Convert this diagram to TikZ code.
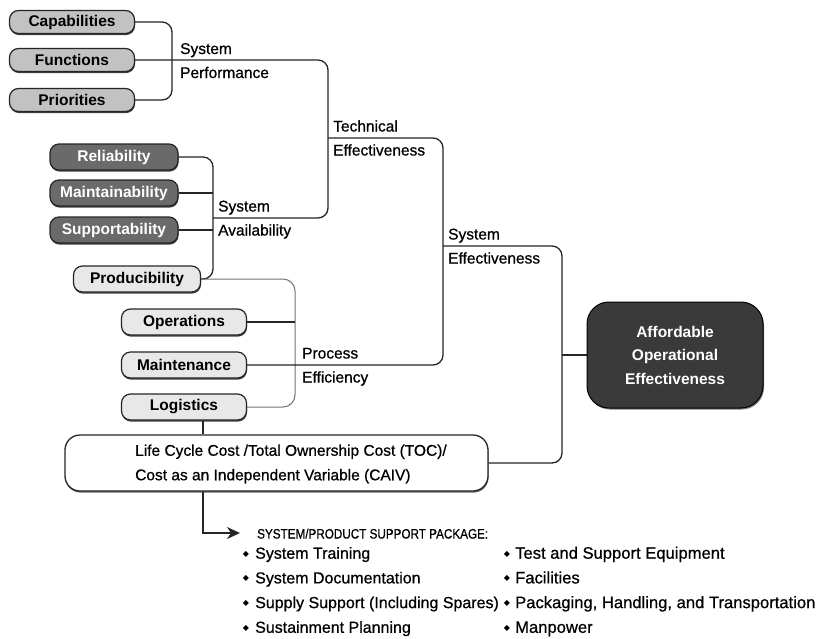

◇ ◇ ◇ ◇

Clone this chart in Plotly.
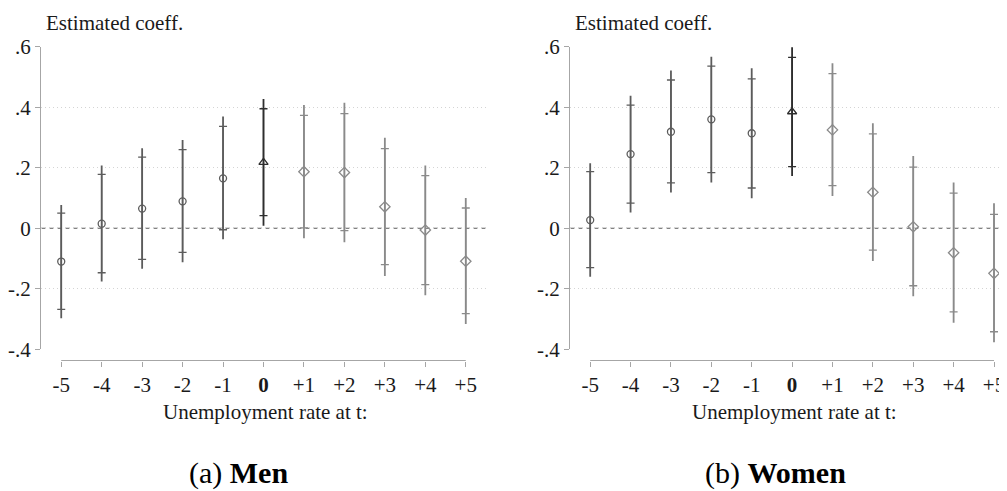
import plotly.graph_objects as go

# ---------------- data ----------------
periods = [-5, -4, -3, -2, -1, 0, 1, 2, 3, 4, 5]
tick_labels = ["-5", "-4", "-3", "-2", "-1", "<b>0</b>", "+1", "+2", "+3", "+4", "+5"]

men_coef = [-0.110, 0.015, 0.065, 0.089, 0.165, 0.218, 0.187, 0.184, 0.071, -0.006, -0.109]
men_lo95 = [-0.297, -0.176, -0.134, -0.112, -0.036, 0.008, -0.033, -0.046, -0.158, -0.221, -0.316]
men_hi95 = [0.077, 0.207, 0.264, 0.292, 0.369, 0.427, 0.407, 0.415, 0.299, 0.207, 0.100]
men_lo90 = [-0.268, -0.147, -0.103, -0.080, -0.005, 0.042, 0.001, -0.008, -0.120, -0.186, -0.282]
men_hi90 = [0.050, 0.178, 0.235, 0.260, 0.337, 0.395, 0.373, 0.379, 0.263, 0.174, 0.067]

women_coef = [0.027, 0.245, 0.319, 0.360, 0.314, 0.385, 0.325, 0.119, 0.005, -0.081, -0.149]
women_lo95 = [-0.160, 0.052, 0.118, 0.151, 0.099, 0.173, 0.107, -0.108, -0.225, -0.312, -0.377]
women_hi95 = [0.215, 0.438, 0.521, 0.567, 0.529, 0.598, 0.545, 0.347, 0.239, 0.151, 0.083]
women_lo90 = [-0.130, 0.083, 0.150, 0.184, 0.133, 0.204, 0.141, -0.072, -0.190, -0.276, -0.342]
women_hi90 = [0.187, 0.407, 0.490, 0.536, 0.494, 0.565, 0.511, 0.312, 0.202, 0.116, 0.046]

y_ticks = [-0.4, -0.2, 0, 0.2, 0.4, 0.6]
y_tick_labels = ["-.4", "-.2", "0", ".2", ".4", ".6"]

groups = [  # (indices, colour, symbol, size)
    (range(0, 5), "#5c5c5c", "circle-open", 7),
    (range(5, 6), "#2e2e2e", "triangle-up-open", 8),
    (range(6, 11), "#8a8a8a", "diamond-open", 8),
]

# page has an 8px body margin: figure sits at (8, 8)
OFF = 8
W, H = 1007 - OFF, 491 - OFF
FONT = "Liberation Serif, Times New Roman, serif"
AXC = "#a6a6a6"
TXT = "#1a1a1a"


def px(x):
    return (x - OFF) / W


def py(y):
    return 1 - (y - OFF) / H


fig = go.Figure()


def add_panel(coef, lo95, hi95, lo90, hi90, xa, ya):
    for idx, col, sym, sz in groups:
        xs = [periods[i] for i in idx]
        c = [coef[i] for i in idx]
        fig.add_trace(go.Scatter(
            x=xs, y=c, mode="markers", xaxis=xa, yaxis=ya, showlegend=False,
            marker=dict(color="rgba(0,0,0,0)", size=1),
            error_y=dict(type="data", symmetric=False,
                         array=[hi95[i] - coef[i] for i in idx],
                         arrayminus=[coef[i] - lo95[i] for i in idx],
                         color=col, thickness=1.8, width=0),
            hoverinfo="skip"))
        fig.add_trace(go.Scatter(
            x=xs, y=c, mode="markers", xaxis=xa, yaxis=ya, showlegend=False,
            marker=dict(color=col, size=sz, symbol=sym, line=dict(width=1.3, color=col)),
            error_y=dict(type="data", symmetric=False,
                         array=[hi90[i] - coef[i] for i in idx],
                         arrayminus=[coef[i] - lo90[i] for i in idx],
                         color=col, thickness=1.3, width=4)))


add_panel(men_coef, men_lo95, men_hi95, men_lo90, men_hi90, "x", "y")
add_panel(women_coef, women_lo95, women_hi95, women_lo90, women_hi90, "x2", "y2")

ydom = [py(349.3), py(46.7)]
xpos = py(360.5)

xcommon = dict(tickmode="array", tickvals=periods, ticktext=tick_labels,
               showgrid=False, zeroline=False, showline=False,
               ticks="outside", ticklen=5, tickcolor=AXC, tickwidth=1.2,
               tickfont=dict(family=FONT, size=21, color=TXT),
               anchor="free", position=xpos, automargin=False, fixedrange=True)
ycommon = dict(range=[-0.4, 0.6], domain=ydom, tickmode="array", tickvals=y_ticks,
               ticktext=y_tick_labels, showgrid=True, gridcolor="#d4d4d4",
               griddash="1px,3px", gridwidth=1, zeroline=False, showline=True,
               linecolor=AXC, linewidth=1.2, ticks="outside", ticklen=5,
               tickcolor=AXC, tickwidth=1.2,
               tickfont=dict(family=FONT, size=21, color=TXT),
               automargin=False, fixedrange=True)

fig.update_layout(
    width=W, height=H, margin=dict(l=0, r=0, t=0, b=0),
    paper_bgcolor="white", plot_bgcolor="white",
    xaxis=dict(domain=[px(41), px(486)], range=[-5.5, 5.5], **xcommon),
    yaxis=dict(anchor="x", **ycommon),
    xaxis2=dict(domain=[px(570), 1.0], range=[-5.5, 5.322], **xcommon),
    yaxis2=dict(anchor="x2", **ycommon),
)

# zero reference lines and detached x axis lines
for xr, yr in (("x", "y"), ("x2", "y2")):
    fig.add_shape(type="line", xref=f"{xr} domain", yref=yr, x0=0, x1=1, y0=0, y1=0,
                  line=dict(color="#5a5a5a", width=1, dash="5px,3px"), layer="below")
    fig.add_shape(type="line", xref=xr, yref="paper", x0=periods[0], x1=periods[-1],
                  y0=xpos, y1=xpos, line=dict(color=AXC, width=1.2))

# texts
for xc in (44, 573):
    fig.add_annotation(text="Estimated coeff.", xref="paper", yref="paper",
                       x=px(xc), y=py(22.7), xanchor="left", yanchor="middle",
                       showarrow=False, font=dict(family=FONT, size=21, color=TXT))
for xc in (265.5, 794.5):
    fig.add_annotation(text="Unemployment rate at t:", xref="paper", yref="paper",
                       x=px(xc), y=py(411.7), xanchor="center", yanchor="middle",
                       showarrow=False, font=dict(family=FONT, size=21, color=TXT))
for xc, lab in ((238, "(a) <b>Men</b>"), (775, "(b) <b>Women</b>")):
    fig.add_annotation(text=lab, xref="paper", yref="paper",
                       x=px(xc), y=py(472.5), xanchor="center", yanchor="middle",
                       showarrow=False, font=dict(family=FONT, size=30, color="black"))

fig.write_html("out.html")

◇ ◇ ◇ ◇

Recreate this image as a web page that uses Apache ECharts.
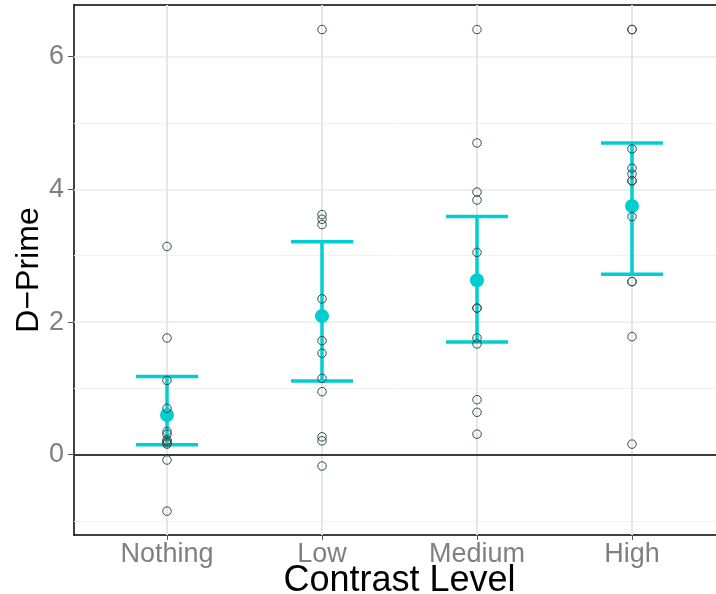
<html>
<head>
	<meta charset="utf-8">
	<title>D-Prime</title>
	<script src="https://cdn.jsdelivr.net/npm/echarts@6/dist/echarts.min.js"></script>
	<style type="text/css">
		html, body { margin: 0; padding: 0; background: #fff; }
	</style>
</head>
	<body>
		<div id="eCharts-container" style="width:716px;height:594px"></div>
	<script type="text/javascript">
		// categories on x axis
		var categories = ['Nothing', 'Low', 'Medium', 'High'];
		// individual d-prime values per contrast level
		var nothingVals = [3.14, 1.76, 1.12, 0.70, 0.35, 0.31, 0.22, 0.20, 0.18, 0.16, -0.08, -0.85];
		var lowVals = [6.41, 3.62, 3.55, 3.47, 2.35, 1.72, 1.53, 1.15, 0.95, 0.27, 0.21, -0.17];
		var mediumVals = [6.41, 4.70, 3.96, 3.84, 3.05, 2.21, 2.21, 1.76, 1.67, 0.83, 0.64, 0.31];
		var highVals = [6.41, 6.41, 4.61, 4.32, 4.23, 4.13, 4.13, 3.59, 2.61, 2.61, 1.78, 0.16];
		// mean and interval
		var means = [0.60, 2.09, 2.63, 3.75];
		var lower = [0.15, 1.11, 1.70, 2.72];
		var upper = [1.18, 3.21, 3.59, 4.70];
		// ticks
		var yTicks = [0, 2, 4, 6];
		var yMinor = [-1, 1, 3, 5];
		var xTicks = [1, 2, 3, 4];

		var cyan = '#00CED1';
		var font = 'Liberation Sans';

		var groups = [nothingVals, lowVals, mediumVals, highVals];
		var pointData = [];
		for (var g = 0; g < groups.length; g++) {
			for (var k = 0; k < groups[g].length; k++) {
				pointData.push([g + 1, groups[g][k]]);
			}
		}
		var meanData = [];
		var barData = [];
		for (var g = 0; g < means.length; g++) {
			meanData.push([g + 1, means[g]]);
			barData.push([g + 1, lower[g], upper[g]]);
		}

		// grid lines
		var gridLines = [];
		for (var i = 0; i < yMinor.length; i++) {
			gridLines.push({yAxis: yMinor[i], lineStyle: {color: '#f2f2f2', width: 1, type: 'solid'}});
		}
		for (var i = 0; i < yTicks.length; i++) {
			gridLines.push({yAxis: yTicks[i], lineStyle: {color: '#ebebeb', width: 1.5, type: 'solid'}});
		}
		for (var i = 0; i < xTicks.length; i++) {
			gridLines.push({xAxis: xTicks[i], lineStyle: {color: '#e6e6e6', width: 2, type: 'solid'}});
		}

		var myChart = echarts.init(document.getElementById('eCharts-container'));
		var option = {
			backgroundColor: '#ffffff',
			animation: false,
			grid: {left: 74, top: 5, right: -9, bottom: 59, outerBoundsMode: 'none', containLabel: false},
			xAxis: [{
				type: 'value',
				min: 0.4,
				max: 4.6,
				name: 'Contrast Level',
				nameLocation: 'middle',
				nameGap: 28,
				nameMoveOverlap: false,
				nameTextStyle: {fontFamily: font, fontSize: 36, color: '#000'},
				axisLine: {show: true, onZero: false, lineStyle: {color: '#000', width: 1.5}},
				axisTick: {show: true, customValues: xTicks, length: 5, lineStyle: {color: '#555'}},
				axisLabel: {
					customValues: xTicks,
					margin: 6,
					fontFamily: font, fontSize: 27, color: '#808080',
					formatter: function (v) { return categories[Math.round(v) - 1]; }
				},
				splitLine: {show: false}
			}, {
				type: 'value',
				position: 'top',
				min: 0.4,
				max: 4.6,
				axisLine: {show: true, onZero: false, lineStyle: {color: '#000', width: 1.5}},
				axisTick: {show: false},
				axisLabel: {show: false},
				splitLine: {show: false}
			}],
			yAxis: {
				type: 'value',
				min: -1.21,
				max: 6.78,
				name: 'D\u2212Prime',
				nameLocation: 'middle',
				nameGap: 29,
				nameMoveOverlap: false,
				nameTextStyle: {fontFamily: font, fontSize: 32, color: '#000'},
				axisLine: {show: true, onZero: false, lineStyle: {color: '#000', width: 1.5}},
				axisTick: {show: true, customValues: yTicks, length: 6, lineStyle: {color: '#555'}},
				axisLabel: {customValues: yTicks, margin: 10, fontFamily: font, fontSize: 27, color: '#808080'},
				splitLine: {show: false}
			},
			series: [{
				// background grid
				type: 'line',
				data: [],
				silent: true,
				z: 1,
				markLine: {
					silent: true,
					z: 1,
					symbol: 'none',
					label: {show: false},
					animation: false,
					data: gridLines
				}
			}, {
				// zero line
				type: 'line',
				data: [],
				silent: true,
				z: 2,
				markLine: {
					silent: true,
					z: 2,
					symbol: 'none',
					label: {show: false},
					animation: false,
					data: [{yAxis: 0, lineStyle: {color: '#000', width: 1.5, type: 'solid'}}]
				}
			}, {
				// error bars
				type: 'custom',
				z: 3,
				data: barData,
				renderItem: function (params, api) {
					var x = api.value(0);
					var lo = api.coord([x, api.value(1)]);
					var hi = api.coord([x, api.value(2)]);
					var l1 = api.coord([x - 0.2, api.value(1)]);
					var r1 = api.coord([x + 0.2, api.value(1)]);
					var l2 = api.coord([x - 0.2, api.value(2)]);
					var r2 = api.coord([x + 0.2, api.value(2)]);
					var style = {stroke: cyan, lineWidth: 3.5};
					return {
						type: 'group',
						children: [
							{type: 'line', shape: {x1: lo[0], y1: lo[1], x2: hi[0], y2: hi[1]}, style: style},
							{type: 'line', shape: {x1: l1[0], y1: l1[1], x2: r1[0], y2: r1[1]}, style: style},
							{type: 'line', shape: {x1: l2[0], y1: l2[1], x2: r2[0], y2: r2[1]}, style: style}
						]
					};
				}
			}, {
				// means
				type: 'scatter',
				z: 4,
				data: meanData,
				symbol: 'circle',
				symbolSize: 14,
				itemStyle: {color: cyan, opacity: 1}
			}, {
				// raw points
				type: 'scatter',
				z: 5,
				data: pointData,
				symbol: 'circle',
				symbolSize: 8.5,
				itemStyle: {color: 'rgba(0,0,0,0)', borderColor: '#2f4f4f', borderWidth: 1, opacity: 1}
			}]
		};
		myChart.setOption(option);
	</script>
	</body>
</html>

◇ ◇ ◇ ◇

*Set exercise:*
What's needed is an exact copy of the lines above from the one with "Clone this chart in Plotly." through the one with "fig = go.Figure()", both included; the pictures stay out.

*Exercise output:*
Clone this chart in Plotly.
import plotly.graph_objects as go

# ---------------- data ----------------
periods = [-5, -4, -3, -2, -1, 0, 1, 2, 3, 4, 5]
tick_labels = ["-5", "-4", "-3", "-2", "-1", "<b>0</b>", "+1", "+2", "+3", "+4", "+5"]

men_coef = [-0.110, 0.015, 0.065, 0.089, 0.165, 0.218, 0.187, 0.184, 0.071, -0.006, -0.109]
men_lo95 = [-0.297, -0.176, -0.134, -0.112, -0.036, 0.008, -0.033, -0.046, -0.158, -0.221, -0.316]
men_hi95 = [0.077, 0.207, 0.264, 0.292, 0.369, 0.427, 0.407, 0.415, 0.299, 0.207, 0.100]
men_lo90 = [-0.268, -0.147, -0.103, -0.080, -0.005, 0.042, 0.001, -0.008, -0.120, -0.186, -0.282]
men_hi90 = [0.050, 0.178, 0.235, 0.260, 0.337, 0.395, 0.373, 0.379, 0.263, 0.174, 0.067]

women_coef = [0.027, 0.245, 0.319, 0.360, 0.314, 0.385, 0.325, 0.119, 0.005, -0.081, -0.149]
women_lo95 = [-0.160, 0.052, 0.118, 0.151, 0.099, 0.173, 0.107, -0.108, -0.225, -0.312, -0.377]
women_hi95 = [0.215, 0.438, 0.521, 0.567, 0.529, 0.598, 0.545, 0.347, 0.239, 0.151, 0.083]
women_lo90 = [-0.130, 0.083, 0.150, 0.184, 0.133, 0.204, 0.141, -0.072, -0.190, -0.276, -0.342]
women_hi90 = [0.187, 0.407, 0.490, 0.536, 0.494, 0.565, 0.511, 0.312, 0.202, 0.116, 0.046]

y_ticks = [-0.4, -0.2, 0, 0.2, 0.4, 0.6]
y_tick_labels = ["-.4", "-.2", "0", ".2", ".4", ".6"]

groups = [  # (indices, colour, symbol, size)
    (range(0, 5), "#5c5c5c", "circle-open", 7),
    (range(5, 6), "#2e2e2e", "triangle-up-open", 8),
    (range(6, 11), "#8a8a8a", "diamond-open", 8),
]

# page has an 8px body margin: figure sits at (8, 8)
OFF = 8
W, H = 1007 - OFF, 491 - OFF
FONT = "Liberation Serif, Times New Roman, serif"
AXC = "#a6a6a6"
TXT = "#1a1a1a"


def px(x):
    return (x - OFF) / W


def py(y):
    return 1 - (y - OFF) / H


fig = go.Figure()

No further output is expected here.